Интеллигенция в эвакуации

В сборнике «Странники войны» реконструирован один из эпизодов Великой Отечественной войны. В начале июля 1941 года в эвакуацию был отправлен детский лагерь Литературного фонда. Писательских детей сначала разместили в доме отдыха Татарского совнаркома в Берсуте, потом — в Доме крестьянина в Чистополе. Литературовед и писатель Наталья Громова собрала свидетельства тех самых эвакуированных детей.
Эта хроника стала продолжением книг «Чистопольские страницы», «Дальний Чистополь на Каме», которые Громова готовила в соавторстве с краеведом Ниной Харитоновой и ее учениками. Сборник разделен на две части: героями первой стали погибшие на войне Георгий Эфрон, Никита Шкловский и Всеволод Багрицкий.
Вторая часть — воспоминания самих участников событий. Среди авторов — дети погибшего на Финской войне писателя Бориса Левина, детского писателя и критика Александра Ивича, детской писательницы Маргариты Шор-Ивенсен, поэта Алексея Суркова.
Одни свидетели стараются восстановить любые подробности тех событий, другие, напротив, замыкаются в немногословии. «Елабуга была страшная. Там были не писатели, а какая-то мелочь. Я их и не читал никогда. Там был страшный быт. Мы выживали.
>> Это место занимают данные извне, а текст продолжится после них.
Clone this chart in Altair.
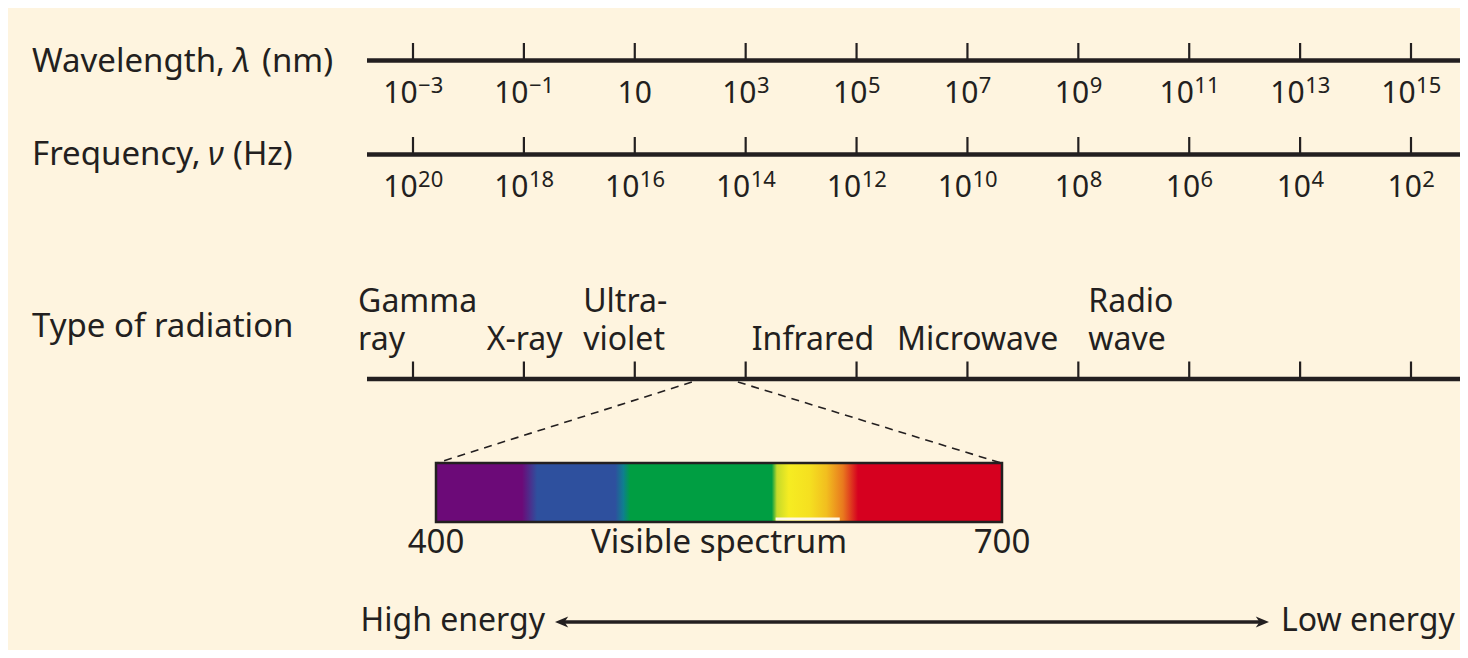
import altair as alt
import pandas as pd

# ---------------- data ----------------
WL_EXP = [-3, -1, 1, 3, 5, 7, 9, 11, 13, 15]          # wavelength, log10(nm)
FREQ_EXP = [20, 18, 16, 14, 12, 10, 8, 6, 4, 2]       # frequency, log10(Hz)
ROW_NAMES = ["Wavelength,", "Frequency,", "Type of radiation"]
ROW_SYMBOLS = ["λ", "ν"]
ROW_UNITS = ["(nm)", "(Hz)"]
RAD_TOP = ["Gamma", "", "Ultra-", "", "", "Radio"]
RAD_BOTTOM = ["ray", "X-ray", "violet", "Infrared", "Microwave", "wave"]
RAD_AT = [-3.99, -1.67, 0.07, 3.11, 5.73, 9.18]       # label anchors on the log axis
VIS_WINDOW = [2.03, 2.86]                             # visible band on the log axis
VIS_NM = [400, 700]
VIS_TITLE = "Visible spectrum"
VIS_TITLE_NM = 550
STOP_NM = [400, 445.6, 453.6, 495, 499.3, 503, 578, 580.7, 587, 598, 607, 615.7, 623.7, 700]
STOP_COLOR = ["#6C0A78", "#6C0A78", "#2E509E", "#2E509E", "#0E7F8F", "#009E42",
              "#009E42", "#C5DA2A", "#F6EC22", "#F5E020", "#F2BE1F", "#E9791E",
              "#D6001F", "#D6001F"]
WHITE_GAP_NM = [580, 614]
ENERGY = ["High energy", "Low energy"]


def sup_of(e):
    return "" if e == 1 else str(e).replace("-", "\u2212")


# ---------------- layout / style ----------------
W, H = 1452, 642
BG = "#FEF4DF"
INK = "#231F20"
FONT = "Noto Sans"
FS = 33
FS_RAD = 32
FS_ENERGY = 32
FS_TICK = 30
FS_SUP = 22
X_LOG = alt.Scale(domain=[-3, 15], range=[405, 1403])
X_NM = alt.Scale(domain=[400, 700], range=[428, 994])
AXIS_X0, AXIS_X1 = 359, 1452
Y_WL, Y_FR, Y_RAD = 52.5, 146.5, 371
TICK = 17.5

dummy = pd.DataFrame({"k": [0]})
ticks = pd.DataFrame({"wl": WL_EXP})
tick_labels = pd.DataFrame({
    "wl": WL_EXP + WL_EXP,
    "row": ["wl"] * len(WL_EXP) + ["fr"] * len(FREQ_EXP),
    "sup": [sup_of(e) for e in WL_EXP] + [sup_of(e) for e in FREQ_EXP],
})
tick_labels["base"] = "10"
tick_labels["n"] = tick_labels["sup"].str.len()
rad = pd.DataFrame({"at": RAD_AT, "top": RAD_TOP, "bottom": RAD_BOTTOM})
rows = pd.DataFrame({"t": ROW_NAMES, "i": [0, 1, 2]})
syms = pd.DataFrame({"t": ROW_SYMBOLS, "i": [0, 1]})
units = pd.DataFrame({"t": ROW_UNITS, "i": [0, 1]})
vis = pd.DataFrame({"a": [VIS_NM[0]], "b": [VIS_NM[1]]})
vis_labels = pd.DataFrame({"nm": VIS_NM + [VIS_TITLE_NM],
                           "t": [str(v) for v in VIS_NM] + [VIS_TITLE]})
gap = pd.DataFrame({"a": [WHITE_GAP_NM[0]], "b": [WHITE_GAP_NM[1]]})
zoom = pd.DataFrame({"at": VIS_WINDOW, "corner": ["l", "r"]})
energy = pd.DataFrame({"t": ENERGY, "i": [0, 1]})

txt = dict(font=FONT, color=INK)
xlog = alt.X("wl:Q", scale=X_LOG, axis=None)
layers = []

# axis base lines
for yy in (Y_WL, Y_FR, Y_RAD):
    layers.append(alt.Chart(dummy).mark_rule(color=INK, strokeWidth=4.5).encode(
        x=alt.value(AXIS_X0), x2=alt.value(AXIS_X1), y=alt.value(yy)))

# ticks on each row
for yy in (Y_WL, Y_FR, Y_RAD):
    layers.append(alt.Chart(ticks).mark_rule(color=INK, strokeWidth=2.2).encode(
        x=xlog, y=alt.value(yy - TICK), y2=alt.value(yy)))

# tick labels: "10" plus a raised exponent, centred as a whole on the tick
BASE_W = 2 * 0.572 * FS_TICK
SUP_CH = 0.572 * FS_SUP
for row, base_y in (("wl", 95), ("fr", 189)):
    for n in (0, 1, 2):
        sel = (alt.datum.row == row) & (alt.datum.n == n)
        if n == 0:
            layers.append(alt.Chart(tick_labels).transform_filter(sel).mark_text(
                fontSize=FS_TICK, align="center", baseline="alphabetic", **txt).encode(
                x=xlog, y=alt.value(base_y), text="base:N"))
            continue
        split = (BASE_W - n * SUP_CH) / 2
        layers.append(alt.Chart(tick_labels).transform_filter(sel).mark_text(
            fontSize=FS_TICK, align="right", baseline="alphabetic", dx=split,
            **txt).encode(x=xlog, y=alt.value(base_y), text="base:N"))
        layers.append(alt.Chart(tick_labels).transform_filter(sel).mark_text(
            fontSize=FS_SUP, align="left", baseline="alphabetic", dx=split + 0.5,
            **txt).encode(x=xlog, y=alt.value(base_y - 10), text="sup:N"))

# row titles (symbol in italics)
ROW_Y = (64, 157, 329)
SYM_X = (225, 200)
UNIT_X = (254, 225)
for i, yy in enumerate(ROW_Y):
    layers.append(alt.Chart(rows).transform_filter(alt.datum.i == i).mark_text(
        fontSize=FS, align="left", baseline="alphabetic", **txt).encode(
        x=alt.value(24), y=alt.value(yy), text="t:N"))
for i in (0, 1):
    layers.append(alt.Chart(syms).transform_filter(alt.datum.i == i).mark_text(
        fontSize=FS, align="left", baseline="alphabetic", fontStyle="italic",
        **txt).encode(x=alt.value(SYM_X[i]), y=alt.value(ROW_Y[i]), text="t:N"))
    layers.append(alt.Chart(units).transform_filter(alt.datum.i == i).mark_text(
        fontSize=FS, align="left", baseline="alphabetic", **txt).encode(
        x=alt.value(UNIT_X[i]), y=alt.value(ROW_Y[i]), text="t:N"))

# radiation type labels
layers.append(alt.Chart(rad).mark_text(fontSize=FS_RAD, align="left",
                                       baseline="alphabetic", **txt).encode(
    x=alt.X("at:Q", scale=X_LOG, axis=None), y=alt.value(304), text="top:N"))
layers.append(alt.Chart(rad).mark_text(fontSize=FS_RAD, align="left",
                                       baseline="alphabetic", **txt).encode(
    x=alt.X("at:Q", scale=X_LOG, axis=None), y=alt.value(342), text="bottom:N"))

# dashed zoom lines
for corner, x_end in (("l", 429), ("r", 993)):
    layers.append(alt.Chart(zoom).transform_filter(alt.datum.corner == corner).mark_rule(
        color=INK, strokeWidth=1.6, strokeDash=[8, 6]).encode(
        x=alt.X("at:Q", scale=X_LOG, axis=None), x2=alt.value(x_end),
        y=alt.value(Y_RAD + 3), y2=alt.value(455)))

# visible spectrum bar
grad = alt.Gradient(
    gradient="linear", x1=0, x2=1, y1=0, y2=0,
    stops=[alt.GradientStop(offset=(n - VIS_NM[0]) / (VIS_NM[1] - VIS_NM[0]), color=c)
           for n, c in zip(STOP_NM, STOP_COLOR)])
layers.append(alt.Chart(vis).mark_rect(fill=grad, stroke=INK, strokeWidth=2.5).encode(
    x=alt.X("a:Q", scale=X_NM, axis=None), x2="b:Q",
    y=alt.value(455), y2=alt.value(514)))
layers.append(alt.Chart(gap).mark_rect(fill="#FFF8E6").encode(
    x=alt.X("a:Q", scale=X_NM, axis=None), x2="b:Q",
    y=alt.value(509.5), y2=alt.value(512.5)))
layers.append(alt.Chart(vis_labels).mark_text(fontSize=FS, align="center",
                                              baseline="alphabetic", **txt).encode(
    x=alt.X("nm:Q", scale=X_NM, axis=None), y=alt.value(545), text="t:N"))

# energy arrow
layers.append(alt.Chart(energy).transform_filter(alt.datum.i == 0).mark_text(
    fontSize=FS_ENERGY, align="right", baseline="alphabetic", **txt).encode(
    x=alt.value(537), y=alt.value(623), text="t:N"))
layers.append(alt.Chart(energy).transform_filter(alt.datum.i == 1).mark_text(
    fontSize=FS_ENERGY, align="left", baseline="alphabetic", **txt).encode(
    x=alt.value(1273), y=alt.value(623), text="t:N"))
layers.append(alt.Chart(dummy).mark_rule(color=INK, strokeWidth=3.5).encode(
    x=alt.value(552), x2=alt.value(1256), y=alt.value(614)))
layers.append(alt.Chart(dummy).mark_point(
    shape="M0,0 L1,-0.42 L0.72,0 L1,0.42 Z", filled=True, opacity=1,
    color=INK, size=700).encode(x=alt.value(547), y=alt.value(614)))
layers.append(alt.Chart(dummy).mark_point(
    shape="M0,0 L-1,-0.42 L-0.72,0 L-1,0.42 Z", filled=True, opacity=1,
    color=INK, size=700).encode(x=alt.value(1261), y=alt.value(614)))

chart = alt.layer(*layers).resolve_scale(x="independent").properties(
    width=W, height=H, padding=0, background=BG,
    autosize=alt.AutoSizeParams(type="none"),
).configure_view(stroke=None)

chart.save("out.html", embed_options={"renderer": "svg", "actions": False})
И в этом нет ничего интересного», — отвечает Вадим Сикорский, единственный оставшийся свидетель последних дней Марины Цветаевой. Беседа с ним приводится в главе о Георгии Эфроне.
Как и в любых других подряд записанных свидетельствах, мелкие бытовые подробности чередуются с наскоро перечисленными биографическими фактами. От этой постоянно меняющейся фокусировки читателю становится не по себе. Вот Варвара Шкловская рассказывает о том, как ее брат Никита спасает из «чистопольской грязи» калошу Анны Ахматовой. И тут же — умещает в один абзац трагическую историю всей семьи: «Когда Владимира Борисовича сослали на Соловки, отец вытащил его оттуда. Но в начале 30-х годов его снова арестовали, уже по так называемому делу «словарников» (целый круг авторов, делавших немецко-русский словарь, обвинили в фашизме)… Брата ему снова удалось вытащить… Его все-таки расстреляли в 1938 году по делу эсперантистов».
За историями о том, как литфондовские мальчики дрались с местными, следуют жуткие сцены: «Все эти дни по городу в грязи по колено идут толпы плачущих женщин и детей. На этом фоне московская публика в Доме культуры ставит «Любовь Яровую» Тренёва». Одни «плачущие женщины и дети» смотрят на других «плачущих женщин и детей».
Восстановление исторической памяти ценно само по себе, так что «и в этом нет ничего интересного» — лишь одно из возможных суждений о литфондовской истории. Но уложить эту многоголосную хронику в готовую схему «отцы и дети» тоже вряд ли удастся. Ведь такая схема предполагала бы, что надо сравнивать разные детские достижения.
Но этим «странникам войны» делить нечего: «К сожалению, о нем некому было хлопотать, как это произошло в случае с Сережей Шиловским, сыном видного генерала. Муру не повезло, как Льву Гумилеву, сыну Ахматовой, который встретил победу в Берлине. Правда, после войны на долю Гумилева выпало очередное тюремное заключение и лагерь».
Хотя, конечно, в книге собрано множество подтверждений тезиса о том, что и во время войны жизнь продолжается. В новый год эвакуированным писательским детям ставят елку. Все читают и почитают Пастернака и других классиков, некоторые из которых обитают тут же и даже обедают в интернатской столовой.
Сам Борис Пастернак выдает афоризмы о том, что «отсутствие всех этих кранов и штепселей» — не лишение. Женщины, эвакуированные вместе с маленькими детьми, берутся за любую работу. Попутно они учат школьников иностранным языкам. Интеллигенция оказывается готовой к мобилизации в трудные времена, как никакой другой класс. Об этой простой истине и напоминает сборник.
Но все-таки во всей этой разноголосице находится один сюжет о сравнении, который подхватывают сразу несколько рассказчиков. И это сюжет о писательских женах. Ставшая одной из центральных в сборнике история самоубийства Марины Цветаевой обретает свою жутковатую тень. Одна из писательских жен красуется перед другими в цветаевских парижских шляпках. Ей «повезло», она купила их за бесценок и решительно не понимает, почему другим от этого зрелища хочется выбежать из теплого дома прочь, под ноябрьский мокрый снег. Граница, пролегающая между дамой в шляпках и дамами без шляпок, оказывается подозрительно универсальной.